▶ _PROBLEM TO WORK ON_:
Repeat exactly, and only, the lines from the one that contains "Write the Chart.js code for this chart." to the one that contains "332, 326, 322];", both ends included. Omit every picture.
======== MATERIAL SHOWN ========
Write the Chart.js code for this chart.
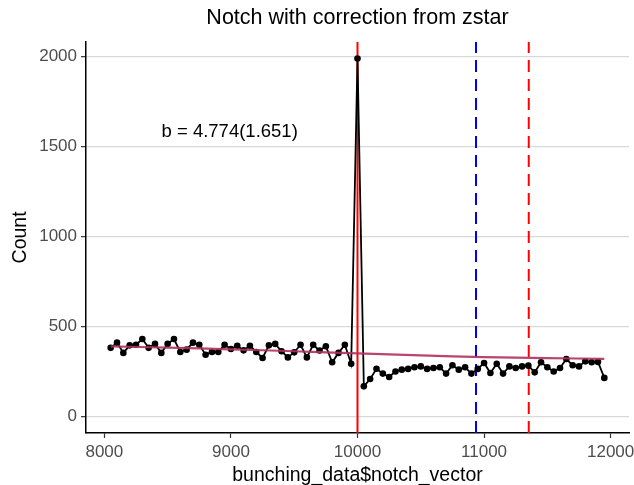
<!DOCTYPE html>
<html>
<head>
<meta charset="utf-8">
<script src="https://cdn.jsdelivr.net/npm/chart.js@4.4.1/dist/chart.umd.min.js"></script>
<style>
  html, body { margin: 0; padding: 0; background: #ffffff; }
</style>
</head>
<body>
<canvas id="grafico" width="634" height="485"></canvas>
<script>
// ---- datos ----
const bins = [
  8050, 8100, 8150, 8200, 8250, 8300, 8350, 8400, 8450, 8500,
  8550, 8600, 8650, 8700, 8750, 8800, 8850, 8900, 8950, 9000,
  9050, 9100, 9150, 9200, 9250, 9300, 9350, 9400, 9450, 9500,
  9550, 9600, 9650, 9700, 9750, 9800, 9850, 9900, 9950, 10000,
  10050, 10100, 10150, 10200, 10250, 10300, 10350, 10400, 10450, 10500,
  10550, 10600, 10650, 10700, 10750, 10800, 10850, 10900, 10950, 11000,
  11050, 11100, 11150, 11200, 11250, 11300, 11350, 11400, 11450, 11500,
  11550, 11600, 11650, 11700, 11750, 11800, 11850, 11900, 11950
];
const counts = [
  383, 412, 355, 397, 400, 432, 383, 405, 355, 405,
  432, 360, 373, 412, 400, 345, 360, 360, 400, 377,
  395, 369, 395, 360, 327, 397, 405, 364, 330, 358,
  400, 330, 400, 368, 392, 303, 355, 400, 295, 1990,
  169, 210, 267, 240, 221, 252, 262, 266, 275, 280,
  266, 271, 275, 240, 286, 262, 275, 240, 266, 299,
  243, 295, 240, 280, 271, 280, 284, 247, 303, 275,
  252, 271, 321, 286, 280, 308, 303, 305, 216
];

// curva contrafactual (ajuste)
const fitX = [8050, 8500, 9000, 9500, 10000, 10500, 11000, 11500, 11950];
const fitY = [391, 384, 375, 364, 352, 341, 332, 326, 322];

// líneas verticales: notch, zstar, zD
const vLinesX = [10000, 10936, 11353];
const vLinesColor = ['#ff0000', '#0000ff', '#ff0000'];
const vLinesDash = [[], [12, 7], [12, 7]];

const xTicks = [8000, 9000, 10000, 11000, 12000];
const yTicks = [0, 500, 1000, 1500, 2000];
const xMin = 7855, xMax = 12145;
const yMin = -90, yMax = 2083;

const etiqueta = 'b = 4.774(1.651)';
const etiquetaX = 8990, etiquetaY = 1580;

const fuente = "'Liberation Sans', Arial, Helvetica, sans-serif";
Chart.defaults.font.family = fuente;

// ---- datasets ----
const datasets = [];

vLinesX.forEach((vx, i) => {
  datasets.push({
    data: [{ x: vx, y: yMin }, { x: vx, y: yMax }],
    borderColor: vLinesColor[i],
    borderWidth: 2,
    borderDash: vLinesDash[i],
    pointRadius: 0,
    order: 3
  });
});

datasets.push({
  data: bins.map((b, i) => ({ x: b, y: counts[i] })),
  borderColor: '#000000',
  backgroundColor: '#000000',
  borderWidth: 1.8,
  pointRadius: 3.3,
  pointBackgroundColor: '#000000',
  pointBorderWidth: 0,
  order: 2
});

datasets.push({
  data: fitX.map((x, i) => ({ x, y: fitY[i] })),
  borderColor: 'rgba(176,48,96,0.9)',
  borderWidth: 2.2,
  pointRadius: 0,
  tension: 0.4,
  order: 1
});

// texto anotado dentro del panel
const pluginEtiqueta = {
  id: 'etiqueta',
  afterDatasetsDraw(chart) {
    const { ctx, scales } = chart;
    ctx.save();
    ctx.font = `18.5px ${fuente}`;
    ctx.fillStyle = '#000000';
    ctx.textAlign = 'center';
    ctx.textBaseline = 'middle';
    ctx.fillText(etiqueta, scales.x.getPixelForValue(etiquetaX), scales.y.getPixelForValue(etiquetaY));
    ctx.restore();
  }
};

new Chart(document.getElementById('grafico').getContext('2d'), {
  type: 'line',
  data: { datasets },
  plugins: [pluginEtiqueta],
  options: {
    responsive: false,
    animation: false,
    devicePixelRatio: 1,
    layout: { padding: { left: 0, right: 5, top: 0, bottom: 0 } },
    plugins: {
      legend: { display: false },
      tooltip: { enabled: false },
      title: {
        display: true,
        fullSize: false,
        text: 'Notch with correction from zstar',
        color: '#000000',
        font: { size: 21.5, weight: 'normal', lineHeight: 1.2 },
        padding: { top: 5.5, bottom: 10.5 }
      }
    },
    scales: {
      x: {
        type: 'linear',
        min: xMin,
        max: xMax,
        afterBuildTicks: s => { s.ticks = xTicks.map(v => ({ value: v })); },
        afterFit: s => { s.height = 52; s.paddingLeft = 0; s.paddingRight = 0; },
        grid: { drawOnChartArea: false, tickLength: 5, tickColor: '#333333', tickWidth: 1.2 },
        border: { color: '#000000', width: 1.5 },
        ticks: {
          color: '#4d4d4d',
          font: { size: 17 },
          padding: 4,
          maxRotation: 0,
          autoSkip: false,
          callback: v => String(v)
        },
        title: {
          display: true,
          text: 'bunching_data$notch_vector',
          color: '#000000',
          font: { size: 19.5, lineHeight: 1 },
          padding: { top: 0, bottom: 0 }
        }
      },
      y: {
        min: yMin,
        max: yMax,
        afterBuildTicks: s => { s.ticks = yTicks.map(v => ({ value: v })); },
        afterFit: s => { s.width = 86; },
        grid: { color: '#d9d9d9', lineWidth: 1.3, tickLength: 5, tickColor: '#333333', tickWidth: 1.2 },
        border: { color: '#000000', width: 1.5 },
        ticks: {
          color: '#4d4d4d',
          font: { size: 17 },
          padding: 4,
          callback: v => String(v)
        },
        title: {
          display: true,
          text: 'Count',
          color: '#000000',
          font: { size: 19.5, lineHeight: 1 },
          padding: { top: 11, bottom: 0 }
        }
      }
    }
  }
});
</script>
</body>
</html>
========
======== MATERIAL SHOWN ========
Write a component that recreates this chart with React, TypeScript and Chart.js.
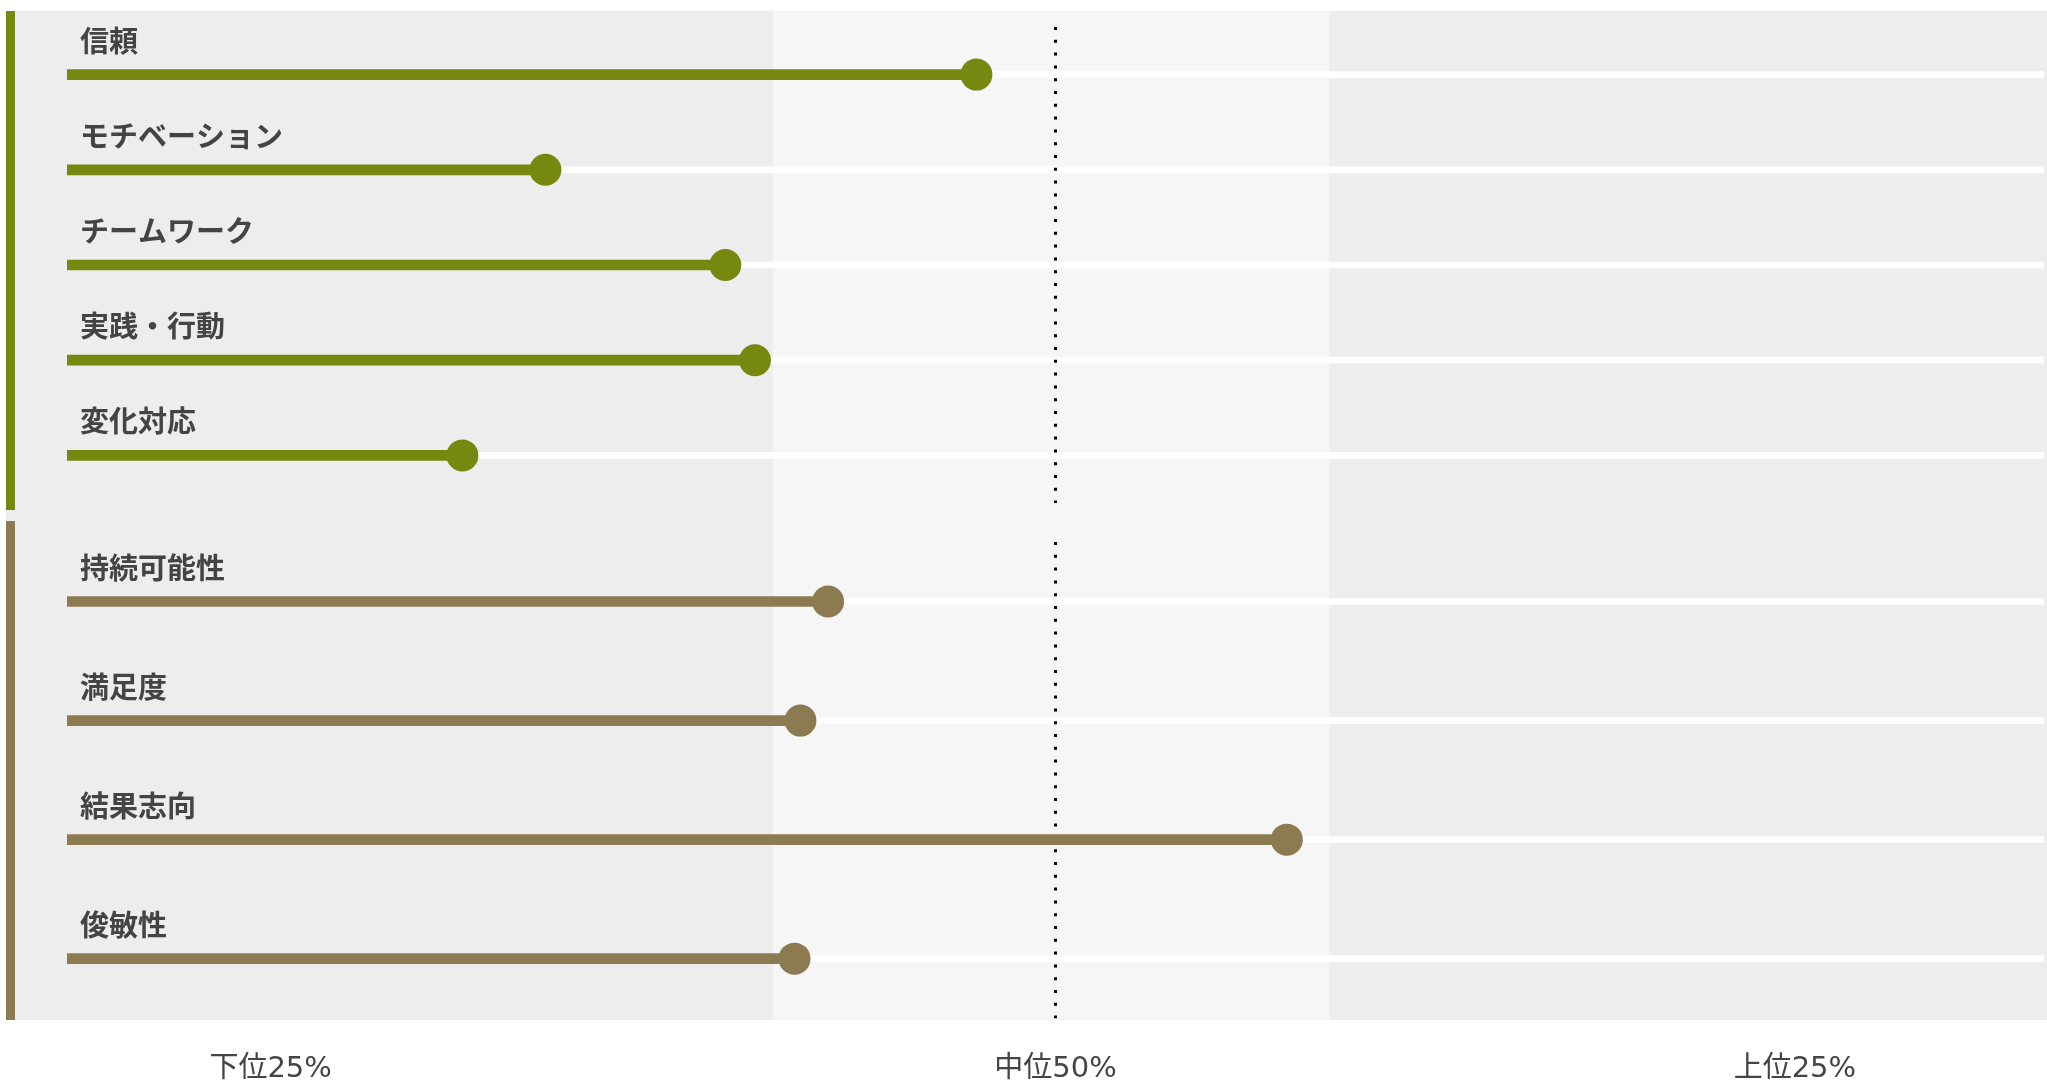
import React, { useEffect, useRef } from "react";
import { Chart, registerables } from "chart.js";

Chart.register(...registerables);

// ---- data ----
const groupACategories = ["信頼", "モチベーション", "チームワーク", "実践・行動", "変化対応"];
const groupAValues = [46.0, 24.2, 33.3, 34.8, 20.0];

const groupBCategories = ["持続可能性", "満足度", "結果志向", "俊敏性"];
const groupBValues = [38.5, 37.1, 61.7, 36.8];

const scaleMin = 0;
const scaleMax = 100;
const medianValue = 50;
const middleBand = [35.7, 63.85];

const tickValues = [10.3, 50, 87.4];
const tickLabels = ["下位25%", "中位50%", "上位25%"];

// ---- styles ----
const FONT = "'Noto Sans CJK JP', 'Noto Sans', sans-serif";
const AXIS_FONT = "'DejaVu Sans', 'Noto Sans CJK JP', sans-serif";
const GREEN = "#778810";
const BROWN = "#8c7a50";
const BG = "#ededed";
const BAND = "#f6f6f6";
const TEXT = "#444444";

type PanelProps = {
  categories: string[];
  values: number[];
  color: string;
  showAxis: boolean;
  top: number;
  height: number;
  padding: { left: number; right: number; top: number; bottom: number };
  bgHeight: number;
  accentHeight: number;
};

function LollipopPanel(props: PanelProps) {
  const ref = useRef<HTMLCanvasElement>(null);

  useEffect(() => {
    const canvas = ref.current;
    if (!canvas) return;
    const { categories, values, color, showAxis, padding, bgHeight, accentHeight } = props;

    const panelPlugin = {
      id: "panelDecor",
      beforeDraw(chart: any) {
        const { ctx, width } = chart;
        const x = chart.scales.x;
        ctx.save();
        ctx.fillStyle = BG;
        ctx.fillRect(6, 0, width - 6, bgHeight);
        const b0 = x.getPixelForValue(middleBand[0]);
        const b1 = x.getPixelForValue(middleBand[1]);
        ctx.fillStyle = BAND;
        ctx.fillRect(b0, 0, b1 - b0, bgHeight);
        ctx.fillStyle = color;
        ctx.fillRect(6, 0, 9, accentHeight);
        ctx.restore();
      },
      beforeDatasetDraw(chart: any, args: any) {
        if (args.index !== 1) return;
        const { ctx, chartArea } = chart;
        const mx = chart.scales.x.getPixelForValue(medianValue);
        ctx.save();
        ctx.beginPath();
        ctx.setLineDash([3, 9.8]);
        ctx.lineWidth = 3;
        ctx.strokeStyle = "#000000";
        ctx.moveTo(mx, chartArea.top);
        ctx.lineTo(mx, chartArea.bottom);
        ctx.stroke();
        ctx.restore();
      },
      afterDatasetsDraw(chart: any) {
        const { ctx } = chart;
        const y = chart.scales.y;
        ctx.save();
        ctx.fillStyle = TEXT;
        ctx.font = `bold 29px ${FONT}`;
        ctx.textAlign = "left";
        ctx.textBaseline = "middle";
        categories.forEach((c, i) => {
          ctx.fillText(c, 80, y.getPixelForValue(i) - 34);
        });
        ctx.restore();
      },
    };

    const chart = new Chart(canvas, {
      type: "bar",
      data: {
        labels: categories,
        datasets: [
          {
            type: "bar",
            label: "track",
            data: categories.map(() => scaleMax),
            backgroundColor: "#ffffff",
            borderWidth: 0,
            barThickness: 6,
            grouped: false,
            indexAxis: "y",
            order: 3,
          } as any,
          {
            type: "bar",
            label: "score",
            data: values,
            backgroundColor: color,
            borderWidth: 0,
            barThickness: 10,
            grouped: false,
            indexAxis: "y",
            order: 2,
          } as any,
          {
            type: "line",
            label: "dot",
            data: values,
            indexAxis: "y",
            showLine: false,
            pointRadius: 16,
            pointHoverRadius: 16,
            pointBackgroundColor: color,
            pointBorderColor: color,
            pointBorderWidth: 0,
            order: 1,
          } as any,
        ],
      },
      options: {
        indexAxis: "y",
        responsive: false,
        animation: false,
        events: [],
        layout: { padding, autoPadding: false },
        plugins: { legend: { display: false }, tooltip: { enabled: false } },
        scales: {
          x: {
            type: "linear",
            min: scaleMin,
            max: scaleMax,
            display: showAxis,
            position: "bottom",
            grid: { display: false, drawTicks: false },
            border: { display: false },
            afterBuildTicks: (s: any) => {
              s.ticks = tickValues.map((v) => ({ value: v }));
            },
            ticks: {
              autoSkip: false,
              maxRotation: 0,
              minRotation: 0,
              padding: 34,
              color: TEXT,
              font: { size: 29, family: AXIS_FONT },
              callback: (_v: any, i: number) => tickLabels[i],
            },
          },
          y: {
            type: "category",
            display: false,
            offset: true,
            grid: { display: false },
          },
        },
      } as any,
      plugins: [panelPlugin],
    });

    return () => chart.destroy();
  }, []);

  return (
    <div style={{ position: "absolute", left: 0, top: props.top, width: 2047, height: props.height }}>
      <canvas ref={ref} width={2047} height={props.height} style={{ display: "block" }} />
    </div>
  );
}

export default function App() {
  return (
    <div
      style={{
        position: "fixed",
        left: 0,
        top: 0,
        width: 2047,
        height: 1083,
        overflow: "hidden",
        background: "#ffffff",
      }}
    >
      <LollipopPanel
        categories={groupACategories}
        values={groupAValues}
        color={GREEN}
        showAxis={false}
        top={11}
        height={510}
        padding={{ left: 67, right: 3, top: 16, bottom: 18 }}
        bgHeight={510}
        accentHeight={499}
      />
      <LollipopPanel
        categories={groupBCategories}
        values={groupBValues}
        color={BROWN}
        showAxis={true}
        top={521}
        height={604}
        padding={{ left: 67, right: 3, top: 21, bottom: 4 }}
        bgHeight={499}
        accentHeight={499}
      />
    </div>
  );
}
========
▶ _ANSWER BELOW_:
Write the Chart.js code for this chart.
<!DOCTYPE html>
<html>
<head>
<meta charset="utf-8">
<script src="https://cdn.jsdelivr.net/npm/chart.js@4.4.1/dist/chart.umd.min.js"></script>
<style>
  html, body { margin: 0; padding: 0; background: #ffffff; }
</style>
</head>
<body>
<canvas id="grafico" width="634" height="485"></canvas>
<script>
// ---- datos ----
const bins = [
  8050, 8100, 8150, 8200, 8250, 8300, 8350, 8400, 8450, 8500,
  8550, 8600, 8650, 8700, 8750, 8800, 8850, 8900, 8950, 9000,
  9050, 9100, 9150, 9200, 9250, 9300, 9350, 9400, 9450, 9500,
  9550, 9600, 9650, 9700, 9750, 9800, 9850, 9900, 9950, 10000,
  10050, 10100, 10150, 10200, 10250, 10300, 10350, 10400, 10450, 10500,
  10550, 10600, 10650, 10700, 10750, 10800, 10850, 10900, 10950, 11000,
  11050, 11100, 11150, 11200, 11250, 11300, 11350, 11400, 11450, 11500,
  11550, 11600, 11650, 11700, 11750, 11800, 11850, 11900, 11950
];
const counts = [
  383, 412, 355, 397, 400, 432, 383, 405, 355, 405,
  432, 360, 373, 412, 400, 345, 360, 360, 400, 377,
  395, 369, 395, 360, 327, 397, 405, 364, 330, 358,
  400, 330, 400, 368, 392, 303, 355, 400, 295, 1990,
  169, 210, 267, 240, 221, 252, 262, 266, 275, 280,
  266, 271, 275, 240, 286, 262, 275, 240, 266, 299,
  243, 295, 240, 280, 271, 280, 284, 247, 303, 275,
  252, 271, 321, 286, 280, 308, 303, 305, 216
];

// curva contrafactual (ajuste)
const fitX = [8050, 8500, 9000, 9500, 10000, 10500, 11000, 11500, 11950];
const fitY = [391, 384, 375, 364, 352, 341, 332, 326, 322];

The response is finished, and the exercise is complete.